American poet (born 1977)

Aracelis Girmay (born December 10, 1977) is a poet, teacher, and editor from the U.S. Girmay also works with collage and essays, and has collaborated with film and sound artists. She is the author of the poetry collections GREEN OF ALL HEADS (2025), the black maria (2016), Kingdom Animalia (2011), and Teeth (2007). Her picture books include Kamau & ZuZu Find a Way (2024), with illustrations by Diana Ejaita, and What Do You Know? (2020), co-written and illustrated by Ariana Fields. For her work, she was named a finalist for the Neustadt International Prize for Literature. She is the Knight Family Professor of Creative Writing at Stanford University.

== Background ==
Girmay was born in Santa Ana, California. Her mother, of Puerto Rican, African American, and Mexican descent, is from Chicago. Her father, of Tigrinya people from the highlands in Eritrea, was born in Gondar. Girmay earned her B.A. in Documentary Studies with a minor in what was then called Hispanic Studies with a CISLA Certificate from Connecticut College. She earned a Master of Fine Arts from New York University. At NYU she studied poetry with Elizabeth Alexander, Derek Walcott, Eamon Grennan, Sharon Olds, and Philip Levine. While in the MFA she took an Africana course with the poet Kamau Brathwaite.

== Career ==
For many years, Girmay taught youth writing workshops in school and community settings. She worked as a teaching artist with DreamYard and the Community~Word Project before joining the faculty of Hampshire College's School for Interdisciplinary Arts. She has taught poetry and writing at several colleges and universities. She has been teaching at Stanford University since 2023.

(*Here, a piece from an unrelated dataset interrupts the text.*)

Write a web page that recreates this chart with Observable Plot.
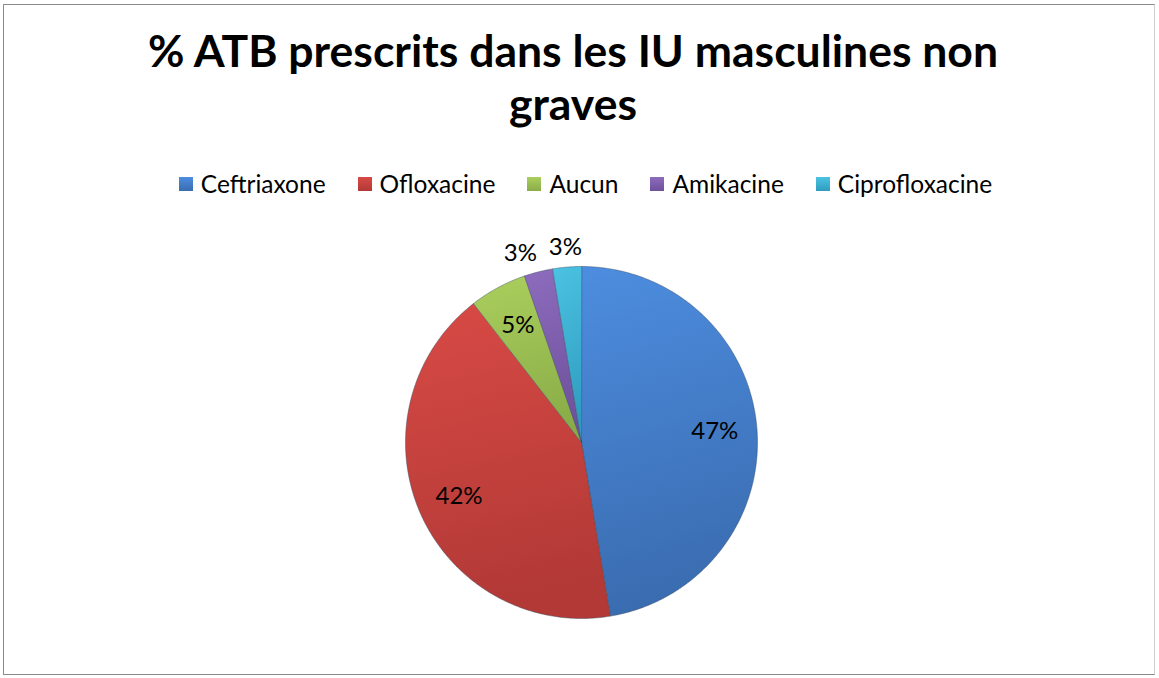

Girmay is a recipient of the Whiting Award, the Metcalf Award, and the Academy of American Poets Fellowship. She has received fellowships from the Cave Canem Foundation, the National Endowment for the Arts, and the Civitella Ranieri Foundation, among other organizations.

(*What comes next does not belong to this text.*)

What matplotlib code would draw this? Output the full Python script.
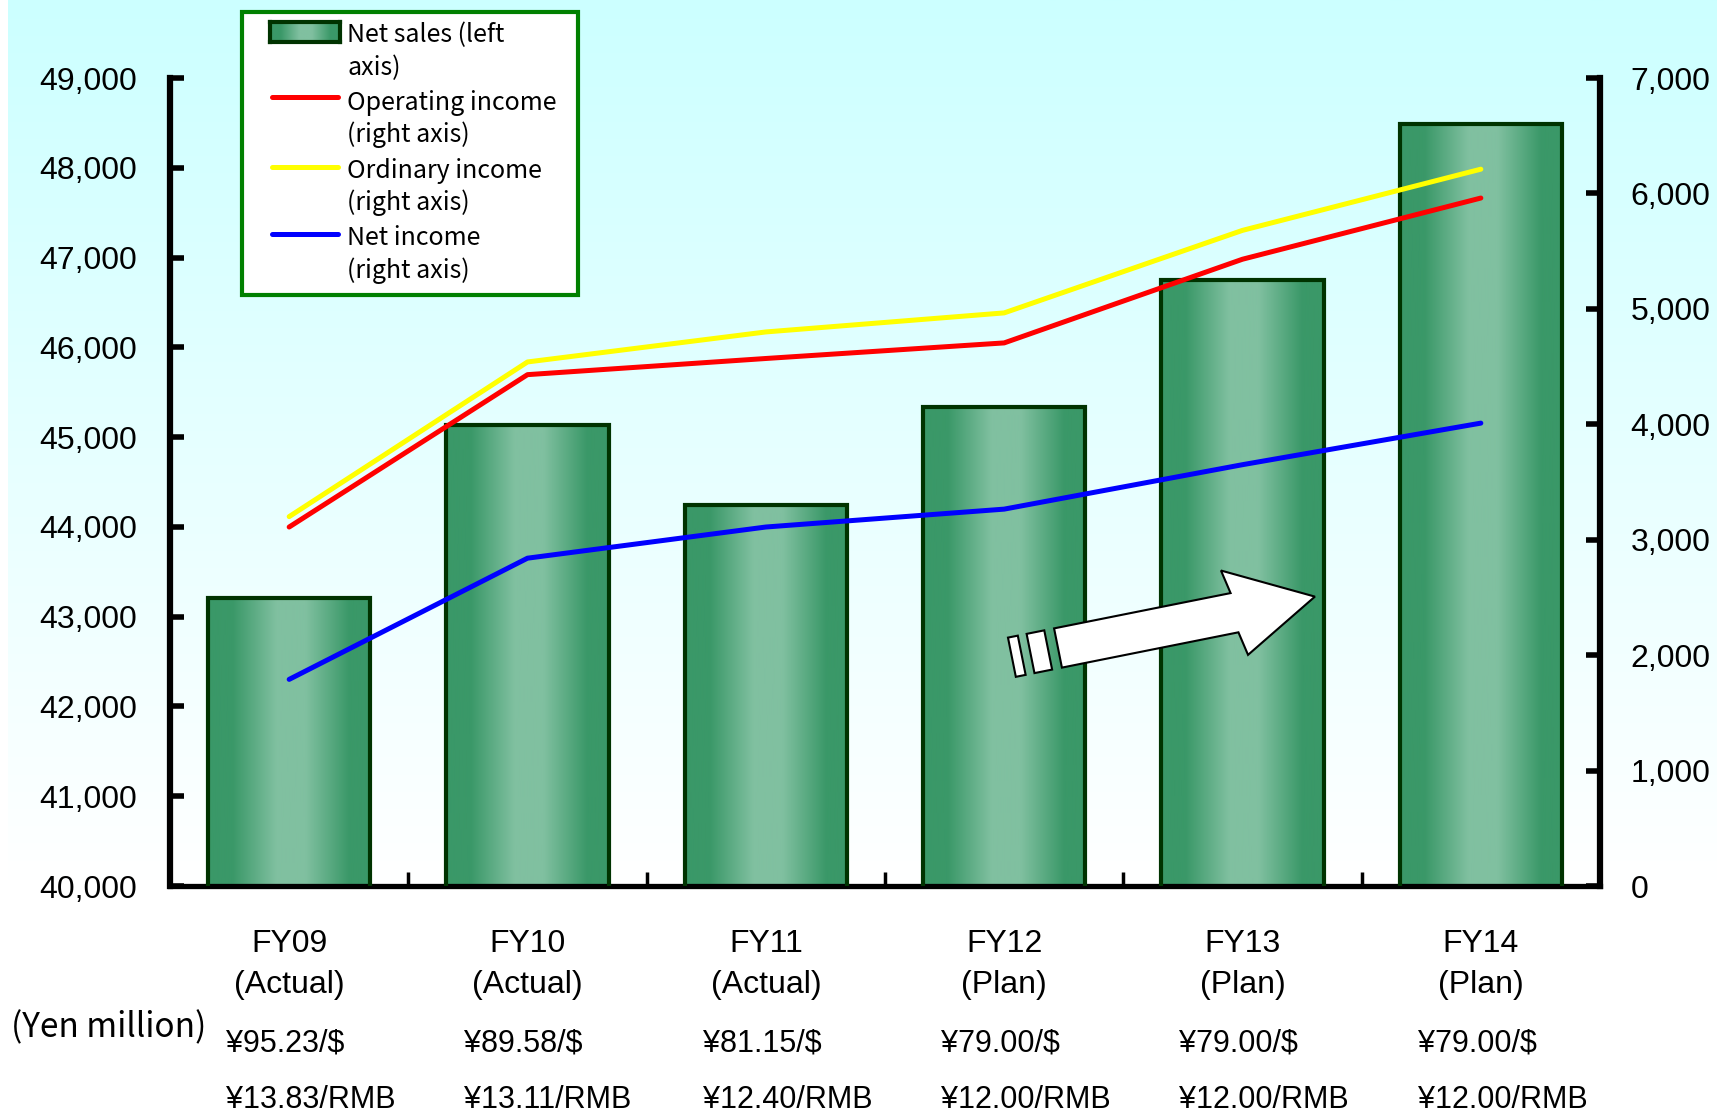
import numpy as np
import matplotlib
matplotlib.use("Agg")
import matplotlib.pyplot as plt
from matplotlib.colors import LinearSegmentedColormap
from matplotlib.patches import Polygon, Rectangle
from matplotlib.lines import Line2D
from matplotlib.ticker import FuncFormatter

# data (yen million)
years = ["FY09", "FY10", "FY11", "FY12", "FY13", "FY14"]
status = ["(Actual)", "(Actual)", "(Actual)", "(Plan)", "(Plan)", "(Plan)"]
usd_rate = ["¥95.23/$", "¥89.58/$", "¥81.15/$", "¥79.00/$", "¥79.00/$", "¥79.00/$"]
rmb_rate = ["¥13.83/RMB", "¥13.11/RMB", "¥12.40/RMB", "¥12.00/RMB", "¥12.00/RMB", "¥12.00/RMB"]
net_sales = [43210, 45130, 44240, 45330, 46750, 48490]
operating_income = [3110, 4430, 4570, 4705, 5430, 5960]
ordinary_income = [3200, 4540, 4800, 4965, 5680, 6210]
net_income = [1790, 2840, 3110, 3265, 3650, 4010]

W, H = 1717, 1112
plt.rcParams['font.family'] = ['Liberation Sans', 'Noto Sans CJK JP', 'DejaVu Sans']
jp = ['Noto Sans CJK JP', 'DejaVu Sans']

def fx(px):
    return px / W

def fy(py):
    return 1 - py / H

fig = plt.figure(figsize=(W / 100, H / 100), dpi=100)
fig.patch.set_facecolor('white')

# background: light cyan fading to white
bg = fig.add_axes([fx(8), 0, 1 - fx(8), 1], zorder=-10)
t = np.clip(np.linspace(0, 1, 400) / 0.79, 0, 1)
shade = np.ones((400, 1, 3))
shade[:, 0, 0] = 0.8 + 0.2 * t
bg.imshow(shade, aspect='auto', extent=(0, 1, 0, 1), origin='upper')
bg.axis('off')

ax = fig.add_axes([fx(170), fy(886), fx(1600) - fx(170), fy(78) - fy(886)])
ax.patch.set_visible(False)
ax2 = ax.twinx()
ax2.patch.set_visible(False)

x = np.arange(len(years))
bar_cmap = LinearSegmentedColormap.from_list('bar', ['#3a9868', '#80c0a0'])
profile = np.interp(np.linspace(0, 1, 256), [0, .15, .42, .6, .87, 1], [0, 0, 1, 1, 0, 0])
grad = profile.reshape(1, -1)

bars = ax.bar(x, net_sales, width=0.68, facecolor='none', edgecolor='#003300',
              linewidth=3, zorder=3)
for b in bars:
    ax.imshow(grad, cmap=bar_cmap, aspect='auto', interpolation='bilinear',
              extent=(b.get_x(), b.get_x() + b.get_width(), b.get_y(), b.get_height()),
              zorder=2, vmin=0, vmax=1)

ax.set_xlim(-0.5, len(years) - 0.5)
ax.set_ylim(40000, 49000)
ax.set_yticks(np.arange(40000, 49001, 1000))
ax.yaxis.set_major_formatter(FuncFormatter(lambda v, p: f"{v:,.0f}"))
ax.set_xticks(x[:-1] + 0.5)
ax.set_xticklabels([])
ax.tick_params(axis='y', direction='in', length=10, width=4, labelsize=23, pad=24)
ax.tick_params(axis='x', direction='in', length=10, width=2.5)
for s in ['top', 'right']:
    ax.spines[s].set_visible(False)
ax.spines['left'].set_linewidth(4.5)
ax.spines['bottom'].set_linewidth(3.8)

lw = 3.6
ax2.plot(x, ordinary_income, color='#ffff00', lw=lw, solid_capstyle='round', solid_joinstyle='round')
ax2.plot(x, operating_income, color='#ff0000', lw=lw, solid_capstyle='round', solid_joinstyle='round')
ax2.plot(x, net_income, color='#0000ff', lw=lw, solid_capstyle='round', solid_joinstyle='round')
ax2.set_ylim(0, 7000)
ax2.set_yticks(np.arange(0, 7001, 1000))
ax2.yaxis.set_major_formatter(FuncFormatter(lambda v, p: f"{v:,.0f}"))
ax2.tick_params(axis='y', direction='in', length=10, width=4, labelsize=23, pad=22)
for s in ['top', 'left', 'bottom']:
    ax2.spines[s].set_visible(False)
ax2.spines['right'].set_linewidth(4.5)

# category labels and exchange rates under the axis
tr = matplotlib.transforms.blended_transform_factory(ax.transData, fig.transFigure)
for i in x:
    ax.text(i, fy(952), years[i], transform=tr, ha='center', va='baseline', fontsize=23)
    ax.text(i, fy(993), status[i], transform=tr, ha='center', va='baseline', fontsize=23)
    ax.text(i - 0.265, fy(1052), usd_rate[i], transform=tr, ha='left', va='baseline', fontsize=22)
    ax.text(i - 0.265, fy(1108), rmb_rate[i], transform=tr, ha='left', va='baseline', fontsize=22)
fig.text(fx(11), fy(1037), "(Yen million)", ha='left', va='baseline', fontsize=24, family=jp)

# legend box
fig.patches.append(Rectangle((fx(242), fy(295)), fx(578) - fx(242), fy(12) - fy(295),
                             transform=fig.transFigure, facecolor='white',
                             edgecolor='#008000', linewidth=3, zorder=5))
leg_patch = fig.add_axes([fx(270), fy(42), fx(340) - fx(270), fy(22) - fy(42)], zorder=6)
leg_patch.imshow(grad, cmap=bar_cmap, aspect='auto', interpolation='bilinear', vmin=0, vmax=1)
leg_patch.set_xticks([])
leg_patch.set_yticks([])
for s in leg_patch.spines.values():
    s.set_color('#003300')
    s.set_linewidth(3)

for color, yl in [('#ff0000', 97), ('#ffff00', 167), ('#0000ff', 234)]:
    fig.lines.append(Line2D([fx(272), fx(338)], [fy(yl), fy(yl)], transform=fig.transFigure,
                            color=color, lw=lw, solid_capstyle='round', zorder=6))

legend_text = [("Net sales (left", 42), ("axis)", 75),
               ("Operating income", 110), ("(right axis)", 142),
               ("Ordinary income", 178), ("(right axis)", 210),
               ("Net income", 245), ("(right axis)", 278)]
for s, yb in legend_text:
    fig.text(fx(347), fy(yb), s, ha='left', va='baseline', fontsize=18, family=jp, zorder=7)

# growth arrow
ang = np.arctan2(51, 255)
ox, oy = 1058, 648
def to_fig(u, v):
    px = ox + u * np.cos(ang) + v * np.sin(ang)
    py = oy - u * np.sin(ang) + v * np.cos(ang)
    return (fx(px), fy(py))

arrow_uv = [(0, -20), (180, -20), (175, -44), (262, 0), (185, 44), (180, 20), (0, 20)]
fig.patches.append(Polygon([to_fig(u, v) for u, v in arrow_uv], closed=True,
                           transform=fig.transFigure, facecolor='white',
                           edgecolor='black', linewidth=1.5, zorder=4))
for u0, u1 in [(-28, -10), (-47, -37)]:
    pts = [(u0, -20), (u1, -20), (u1, 20), (u0, 20)]
    fig.patches.append(Polygon([to_fig(u, v) for u, v in pts], closed=True,
                               transform=fig.transFigure, facecolor='white',
                               edgecolor='black', linewidth=1.5, zorder=4))

fig.savefig("out.png", dpi=100)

Girmay is on the editorial board of the African Poetry Book Fund and from 2021-2025 served as the editor of BOA Editions' Blessing the Boats Selections. She served as the editor of How to Carry Water: Selected Poems of Lucille Clifton (BOA Editions) and So We Can Know: Writers of Color on Pregnancy, Loss, Abortion, and Birth (Haymarket Books).

=== Awards ===
- 2009 winner, Great Lakes College Association New Writers Award
- 2011 finalist, National Book Critics Circle Award, poetry, for Kingdom Animalia
- 2011 finalist, Hurston/Wright Legacy Award, poetry, for Kingdom Animalia
- 2015 Whiting Award for poetry
- 2016 Bess Hokin Prize from Prairie Schooner
- 2018 finalist, the Neustadt International Prize for Literature, nominated by Mahtem Shiferraw
- 2018, the Lucille Clifton Legacy Award, chosen by Elizabeth Alexander
- 2019 Metcalf Award for poetry from the American Academy of Arts and Letters
- 2025 Academy of American Poets Fellowship
- 2026 PEN/Voelcker Award for GREEN OF ALL HEADS
- 2026 California Book Award (poetry) for GREEN OF ALL HEADS
- 2026, shortlist, Griffin Poetry Prize for GREEN OF ALL HEADS

== Works ==
- Teeth, Willimantic, CT: Curbstone Press, 2007. ISBN 9781931896368,
- Changing, Changing, New York: George Braziller, 2005. ISBN 9780807615539,
- Kingdom Animalia, Rochester, NY: Boa Editions, 2011. ISBN 9781934414620,
- the black maria, Rochester, NY: BOA Editions Ltd. 2016. ISBN 9781942683025,
- What Do You Know? with Ariana Fields, Brooklyn, NY: Enchanted Lion 2021.
- So We Can Know: Writers of Color on Pregnancy, Loss, Abortion, and Birth editor, Chicago, Illinois: Haymarket Books 2023.
- and was a flower chapbook with book artist Valentina Améstica, NY, NY: Center for Book Arts 2023.
- Kamau and ZuZu Find a Way with Diana Ejaita, Brooklyn, NY: Enchanted Lion 2024.
- GREEN OF ALL HEADS, Rochester, NY: Boa Editions, 2025.